Adam McGill, a spokesman for Energy Future, declined to comment, as did Tom Johnson, a spokesman for the private equity sponsors at Abernathy MacGregor Group.

The proposal, which may still fall through, would also give full legal releases to KKR, TPG and Goldman Sachs, the people said. The private equity firms, as well as a group of unsecured creditors at the regulated Energy Future Intermediate Holding division, agreed to the deal being discussed, according to one of the people.

Last year, the sponsors said they would support a restructuring proposal that would have allowed them to retain 15 percent of the company’s equity interest, according to a filing with the Securities and Exchange Commission. That plan was rejected.

The power producer’s acquisition at the peak of the buyout boom in 2007 was essentially a bet, using $40.1 billion of debt and $8.3 billion in equity, that natural gas prices would rise. Instead, prices have fallen 68 percent since July 2008 as supplies of natural gas soared with booming production from shale fields. Natural gas prices set the cost of electricity in the Texas market.

The company operates retail electricity provider TXU Energy, power producer Luminant and the regulated Oncor Electric Delivery, which operates and maintains power lines.

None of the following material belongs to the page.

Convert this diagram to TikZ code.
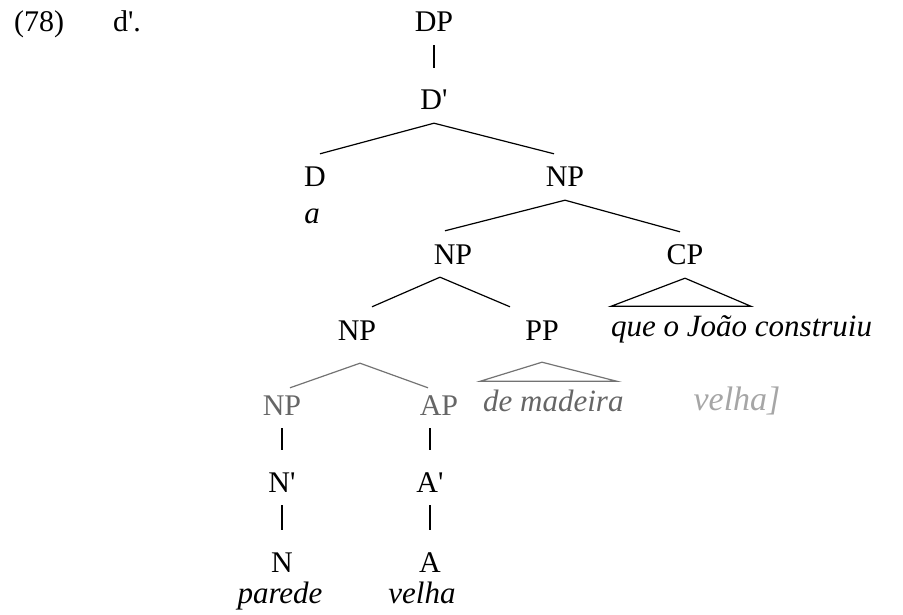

The biggest losers in the bankruptcy will be the equity investors. KKR put up $2 billion, and TPG and Goldman Sachs each added $1.5 billion. An additional $3.3 billion came from clients of the three firms and from Lehman Brothers, Citigroup and Morgan Stanley. KKR and TPG had both written down their investment to 5 percent of the initial value as of last year.

Energy Future said in an SEC filing Monday that it would delay releasing its annual report, skip $109 million in interest payments that were due Tuesday and use grace periods to avoid a default. The company said in a separate filing that its 10-K filing may include a warning about its ability to continue as a going concern, which would trigger a default.

The move may avoid a bankruptcy filing for as long as a month and will allow creditors and Energy Future more time to develop a reorganization plan. Any deal would be contingent on lenders at the company’s deregulated Texas Competitive Electric Holdings unit agreeing to a resolution that wouldn’t trigger a tax liability at the parent, one of the people said.